Arrivé à la fin de l'incroyable saison 2 de American Horror Story (dépassant une première saison déjà rutilante), une question trottait dans les esprits : comment arriver à faire mieux que ce capharnaüm infernal, qui semblait représenter l'ultime catalogue du mal ? Difficile à dire. Heureusement, Ryan Murphy prouve une nouvelle fois qu'il ne manque ni de ressources, ni de perversité, pour faire rebondir sa saga horrifique.

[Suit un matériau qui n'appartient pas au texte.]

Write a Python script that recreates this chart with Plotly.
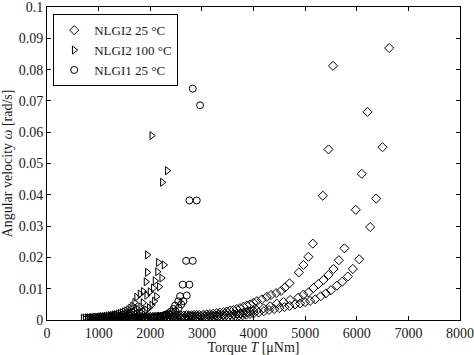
import plotly.graph_objects as go

# ---------------- data ----------------
# NLGI2 25 °C : three runs (a, b, c) shown as one series
x_nlgi2_25_a = [1400, 1450, 1500, 1550, 1600, 1650, 1700, 1750, 1800, 1850, 1900, 1950, 2000, 2050, 2100, 2150,
                2200, 2250, 2300, 2350, 2400, 2450, 2500, 2550, 2600, 2650, 2700, 2750, 2800, 2850, 2900, 2950,
                3030, 3095, 3159, 3220, 3288, 3350, 3418, 3480, 3547, 3610, 3676, 3740, 3805, 3870, 3934, 4000, 4064,
                4161, 4258, 4340, 4438, 4534, 4612, 4697, 4878, 4967, 5064, 5149, 5343, 5452, 5540]
y_nlgi2_25_a = [0.0006, 0.0006, 0.0007, 0.0007, 0.0007, 0.0008, 0.0008, 0.0008, 0.0009, 0.0009, 0.0009, 0.0010, 0.0010, 0.0010, 0.0011, 0.0011,
                0.0011, 0.0012, 0.0012, 0.0012, 0.0013, 0.0013, 0.0013, 0.0014, 0.0014, 0.0014, 0.0015, 0.0015, 0.0015, 0.0016, 0.0016, 0.0016,
                0.0017, 0.0018, 0.0019, 0.0020, 0.0022, 0.0023, 0.0025, 0.0027, 0.0030, 0.0032, 0.0035, 0.0038, 0.0042, 0.0046, 0.0050, 0.0055, 0.0060,
                0.0066, 0.0074, 0.0080, 0.0086, 0.0093, 0.0104, 0.0117, 0.0152, 0.0176, 0.0202, 0.0244, 0.0397, 0.0545, 0.0812]

x_nlgi2_25_b = [1600, 1660, 1720, 1780, 1840, 1900, 1960, 2020, 2080, 2140, 2200, 2260, 2320, 2380, 2440, 2500,
                2560, 2620, 2680, 2740, 2800, 2860, 2920, 2980, 3040, 3100, 3160, 3220,
                3290, 3350, 3418, 3480, 3547, 3610, 3676, 3740, 3805, 3870, 3934, 4000, 4064,
                4193, 4322, 4451, 4580, 4709, 4870, 4967, 5064, 5161, 5258, 5355, 5452, 5549, 5653, 5762, 5982, 6098, 6208]
y_nlgi2_25_b = [0.0004, 0.0004, 0.0005, 0.0005, 0.0005, 0.0006, 0.0006, 0.0006, 0.0007, 0.0007, 0.0007, 0.0008, 0.0008, 0.0008, 0.0009, 0.0009,
                0.0009, 0.0010, 0.0010, 0.0010, 0.0011, 0.0011, 0.0011, 0.0012, 0.0012, 0.0012, 0.0013, 0.0013,
                0.0014, 0.0015, 0.0015, 0.0016, 0.0017, 0.0018, 0.0020, 0.0021, 0.0023, 0.0025, 0.0027, 0.0029, 0.0031,
                0.0037, 0.0044, 0.0052, 0.0057, 0.0064, 0.0072, 0.0081, 0.0088, 0.0102, 0.0115, 0.0128, 0.0144, 0.0163, 0.0191, 0.0229, 0.0352, 0.0467, 0.0665]

x_nlgi2_25_c = [1900, 1970, 2040, 2110, 2180, 2250, 2320, 2390, 2460, 2530, 2600, 2670, 2740, 2810, 2880, 2950,
                3020, 3090, 3160, 3230, 3300, 3370, 3440, 3510, 3580, 3650, 3720, 3790, 3860, 3930, 4000,
                4100, 4200, 4300, 4400, 4500, 4600, 4700,
                4806, 4903, 4999, 5097, 5194, 5303, 5400, 5500, 5614, 5717, 5827, 5924, 6047, 6260, 6376, 6499, 6628]
y_nlgi2_25_c = [0.0003, 0.0003, 0.0003, 0.0004, 0.0004, 0.0004, 0.0005, 0.0005, 0.0005, 0.0006, 0.0006, 0.0006, 0.0007, 0.0007, 0.0007, 0.0008,
                0.0008, 0.0008, 0.0009, 0.0009, 0.0010, 0.0010, 0.0011, 0.0011, 0.0012, 0.0013, 0.0014, 0.0015, 0.0017, 0.0019, 0.0021,
                0.0024, 0.0028, 0.0032, 0.0035, 0.0038, 0.0041, 0.0045,
                0.0050, 0.0053, 0.0057, 0.0061, 0.0066, 0.0076, 0.0085, 0.0095, 0.0110, 0.0122, 0.0139, 0.0163, 0.0194, 0.0297, 0.0388, 0.0552, 0.0869]

# NLGI2 100 °C : three runs
x_nlgi2_100_a = [700, 740, 780, 820, 860, 900, 940, 980, 1020, 1060, 1100, 1140, 1180, 1220, 1260, 1300,
                 1340, 1380, 1420, 1460, 1500, 1540, 1580, 1620, 1660,
                 1700, 1737, 1802, 1866, 1918, 1944, 1944, 2029]
y_nlgi2_100_a = [0.0006, 0.0006, 0.0007, 0.0007, 0.0008, 0.0008, 0.0009, 0.0009, 0.0010, 0.0011, 0.0011, 0.0012, 0.0013, 0.0014, 0.0015, 0.0016,
                 0.0017, 0.0019, 0.0021, 0.0023, 0.0026, 0.0029, 0.0033, 0.0038, 0.0045,
                 0.0056, 0.0073, 0.0083, 0.0091, 0.0122, 0.0152, 0.0208, 0.0589]

x_nlgi2_100_b = [780, 825, 870, 915, 960, 1005, 1050, 1095, 1140, 1185, 1230, 1275, 1320, 1365, 1410, 1455,
                 1500, 1545, 1590, 1635, 1680, 1725, 1770, 1815, 1860,
                 1931, 1995, 2060, 2093, 2141, 2157, 2235]
y_nlgi2_100_b = [0.0005, 0.0005, 0.0006, 0.0006, 0.0007, 0.0007, 0.0008, 0.0008, 0.0009, 0.0009, 0.0010, 0.0011, 0.0012, 0.0013, 0.0014, 0.0015,
                 0.0016, 0.0018, 0.0020, 0.0022, 0.0025, 0.0029, 0.0034, 0.0042, 0.0055,
                 0.0079, 0.0090, 0.0102, 0.0125, 0.0154, 0.0184, 0.0440]

x_nlgi2_100_c = [880, 930, 980, 1030, 1080, 1130, 1180, 1230, 1280, 1330, 1380, 1430, 1480, 1530, 1580, 1630,
                 1680, 1730, 1780, 1830, 1880, 1930, 1980, 2030, 2080,
                 2120, 2177, 2222, 2267, 2332]
y_nlgi2_100_c = [0.0004, 0.0004, 0.0005, 0.0005, 0.0006, 0.0006, 0.0007, 0.0007, 0.0008, 0.0008, 0.0009, 0.0010, 0.0011, 0.0012, 0.0013, 0.0014,
                 0.0016, 0.0018, 0.0020, 0.0023, 0.0027, 0.0032, 0.0039, 0.0048, 0.0060,
                 0.0075, 0.0106, 0.0134, 0.0176, 0.0477]

# NLGI1 25 °C : two runs
x_nlgi1_25_a = [1250, 1300, 1350, 1400, 1450, 1500, 1550, 1600, 1650, 1700, 1750, 1800, 1850, 1900, 1950, 2000,
                2050, 2100, 2150, 2200, 2250, 2300, 2350, 2400, 2450,
                2481, 2545, 2578, 2629, 2694, 2758, 2823]
y_nlgi1_25_a = [0.0003, 0.0003, 0.0003, 0.0004, 0.0004, 0.0004, 0.0005, 0.0005, 0.0005, 0.0006, 0.0006, 0.0006, 0.0007, 0.0007, 0.0008, 0.0008,
                0.0009, 0.0010, 0.0011, 0.0012, 0.0014, 0.0017, 0.0021, 0.0027, 0.0035,
                0.0046, 0.0060, 0.0076, 0.0113, 0.0189, 0.0382, 0.0739]

x_nlgi1_25_b = [1350, 1410, 1470, 1530, 1590, 1650, 1710, 1770, 1830, 1890, 1950, 2010, 2070, 2130, 2190, 2250,
                2310, 2370, 2430, 2490, 2550,
                2600, 2642, 2707, 2758, 2823, 2901, 2965]
y_nlgi1_25_b = [0.0003, 0.0003, 0.0003, 0.0004, 0.0004, 0.0004, 0.0005, 0.0005, 0.0005, 0.0006, 0.0006, 0.0007, 0.0008, 0.0009, 0.0010, 0.0012,
                0.0014, 0.0017, 0.0022, 0.0028, 0.0038,
                0.0050, 0.0060, 0.0078, 0.0113, 0.0189, 0.0382, 0.0686]

series_names = ["NLGI2 25 °C", "NLGI2 100 °C", "NLGI1 25 °C"]
x_ticks = [0, 1000, 2000, 3000, 4000, 5000, 6000, 7000, 8000]
y_ticks = [0, 0.01, 0.02, 0.03, 0.04, 0.05, 0.06, 0.07, 0.08, 0.09, 0.1]

for a, b in [(x_nlgi2_25_a, y_nlgi2_25_a), (x_nlgi2_25_b, y_nlgi2_25_b), (x_nlgi2_25_c, y_nlgi2_25_c),
             (x_nlgi2_100_a, y_nlgi2_100_a), (x_nlgi2_100_b, y_nlgi2_100_b), (x_nlgi2_100_c, y_nlgi2_100_c),
             (x_nlgi1_25_a, y_nlgi1_25_a), (x_nlgi1_25_b, y_nlgi1_25_b)]:
    assert len(a) == len(b), (len(a), len(b))

x_nlgi2_25 = x_nlgi2_25_a + x_nlgi2_25_b + x_nlgi2_25_c
y_nlgi2_25 = y_nlgi2_25_a + y_nlgi2_25_b + y_nlgi2_25_c
x_nlgi2_100 = x_nlgi2_100_a + x_nlgi2_100_b + x_nlgi2_100_c
y_nlgi2_100 = y_nlgi2_100_a + y_nlgi2_100_b + y_nlgi2_100_c
x_nlgi1_25 = x_nlgi1_25_a + x_nlgi1_25_b
y_nlgi1_25 = y_nlgi1_25_a + y_nlgi1_25_b

FONT = "Liberation Serif"
TXT = "#1a1a1a"

fig = go.Figure()
for xs, ys, name, sym in [
    (x_nlgi2_25, y_nlgi2_25, series_names[0], "diamond-open"),
    (x_nlgi2_100, y_nlgi2_100, series_names[1], "triangle-right-open"),
    (x_nlgi1_25, y_nlgi1_25, series_names[2], "circle-open"),
]:
    fig.add_trace(go.Scatter(
        x=xs, y=ys, mode="markers", name=name,
        marker=dict(symbol=sym, size=7, color="black", line=dict(color="black", width=1)),
    ))

axis_common = dict(
    showline=True, linecolor="black", linewidth=1, mirror="ticks",
    ticks="inside", ticklen=4, tickcolor="black", showgrid=False, zeroline=False,
    tickfont=dict(family=FONT, size=14, color=TXT),
    automargin=False, ticklabeloverflow="allow",
)

fig.update_layout(
    width=474, height=355,
    margin=dict(l=47, r=14, t=7, b=35, autoexpand=False),
    paper_bgcolor="white", plot_bgcolor="white",
    font=dict(family=FONT, size=14, color=TXT),
    showlegend=True,
    legend=dict(
        x=0.015, y=0.977, xanchor="left", yanchor="top",
        bgcolor="white", bordercolor="black", borderwidth=1,
        font=dict(family=FONT, size=13, color=TXT),
        tracegroupgap=0, itemsizing="trace", itemwidth=30,
    ),
    xaxis=dict(
        range=[0, 8000], tickvals=x_ticks, ticktext=[str(v) for v in x_ticks],
        title=dict(text="Torque <i>T</i> [μNm]", standoff=2, font=dict(family=FONT, size=14, color=TXT)),
        **axis_common,
    ),
    yaxis=dict(
        range=[0, 0.1], tickvals=y_ticks, ticktext=["0"] + [f"{v:g}" for v in y_ticks[1:]],
        title=dict(text="Angular velocity <i>ω</i> [rad/s]", standoff=2, font=dict(family=FONT, size=14, color=TXT)),
        **axis_common,
    ),
)

fig.write_html(
    "out.html",
    config={"displayModeBar": False},
    post_script="document.body.style.margin='0';document.body.style.overflow='hidden';",
)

Cette saison baptisée sobrement Coven retrouve les grâces de notre époque actuelle : comme d'habitude, les premières images interrogent et bousculent sincèrement, demandant au spectateur de se fondre dans un nouveau moule. Et le changement, toujours déstabilisant, ne s'opère pas aussi facilement que pour Asylum : l'atmosphère de Bradcliff laisse place à à la Miss Robichaux's Acadamy, un décorum ultra épuré, sans doute trop, qui tranche volontairement avec le climat satanique et putride de la précédente saison.
Au cœur de la Nouvelle-Orléans, voici que s'élève cette institution de sorcières, aujourd'hui dépeuplée. Construite après le périple sorcier de Salem, ce « couvent » fut bâtit dans l'espoir de protéger et instruire les magiciennes délaissées par le monde extérieur. Ne pouvant contrôler ses pouvoirs, Zoé, une jeune adolescente, est dépêchée dans l'école, rejoignant ainsi Madison, une étoile d'Hollywood débauchée, Queenie, une « poupée vaudoue humaine », et Abby, une trisomique télépathe.
La plus puissante des sorcières, la « suprême », vient contempler ses nouvelles recrues : à chaque génération, la Suprême actuelle meurt pour laisser place à la suivante. Terrifiée à l'idée de vieillir, Fiona Goode (Jessica Lange, toujours aussi impériale et borderline), l'actuelle représentante des sorcières, ne compte pas laisser sa place aussi facilement. Elle n'hésite pas à toiser sa fille Cordelia, une sorcière amoureuse des plantes déprimée par un mariage sans enfant, et commet l'irréparable dans sa quête contre le temps : elle déterre Delphine Lalaurie, une bourgeoise sanguinaire qui pensait avoir trouver le secret de l'immortalité dans le sang de ses serviteurs.
Pas facile de résumer donc cette saison, dont les péripéties citées plus haut ne représentent qu'un quart de ce qui attend le téléspectateur ! Ainsi, dans sa culpabilité souveraine, la gentille Zoé ressuscitera le garçon de ses rêves, en faisant une sorte de "teenage Frankenstein", Fiona devra se heurter à Marie Laveau, une sorcière vaudou surpuissance, et Misty Day, une sorcière des marécages capable de ramener les morts à la vie, se verra approchée par le couvent. Évidemment, tout cela provoquera apparition de zombies faisant pâlir ceux de Walking Dead, chasseur de sorcières, fanatique religieux, minotaure, et tueur jazzman : toujours un impayable et joyeux bordel !
L'alchimie du casting est toujours au top niveau, mariant les habitués (Lange, Sarah Paulson, Lily Rabe, Denis O'Hare, Taissa Farmiga, Frances Conroy...) et les nouvelles têtes : parmi elles, l'imposante Gabourey "Precious" Sibine, Patti Lupone, Danny Huston, Emma Roberts (qui remporte la palme de la bitch de l'année), et surtout Kathy Bates en Bathory façon south america à la bonhomie trompeuse et au racisme indécent, puis enfin Angela Bassett, offrant un come-back hallucinant en Corona maléfique.
Avec son écriture virevoltante (et parfois en complet free-style, avouons le) Coven brille par son imprévisibilité, fusillant le manichéisme le plus évident : d'un bout à l'autre, tous les personnages sont capables des pires horreurs, se trompant mutuellement comme ils trompent le spectateur. Et malgré des écarts visuels de plus en plus présents (un visuel moins inspiré et enlaidie par des plans tarabiscotés comme un clip des 90's) le show préserve magnifiquement tout ce qui l'anime : une imagerie qui chuchote ses légendes (les réminiscences de Salem et le cadre de la Nouvelle-orléans, terre du jazz et du vaudou, permettant à des mythes comme Laveau, Lalaurie ou Papa Legba de s'intégrer dans le paysage) et assumant pleinement son hybridité (on balance des références à Oz ou Harry Potter, et les chansons de Fleetwood Mac prennent une importance surprenante au cours du récit). C'est toujours aussi grand et fou.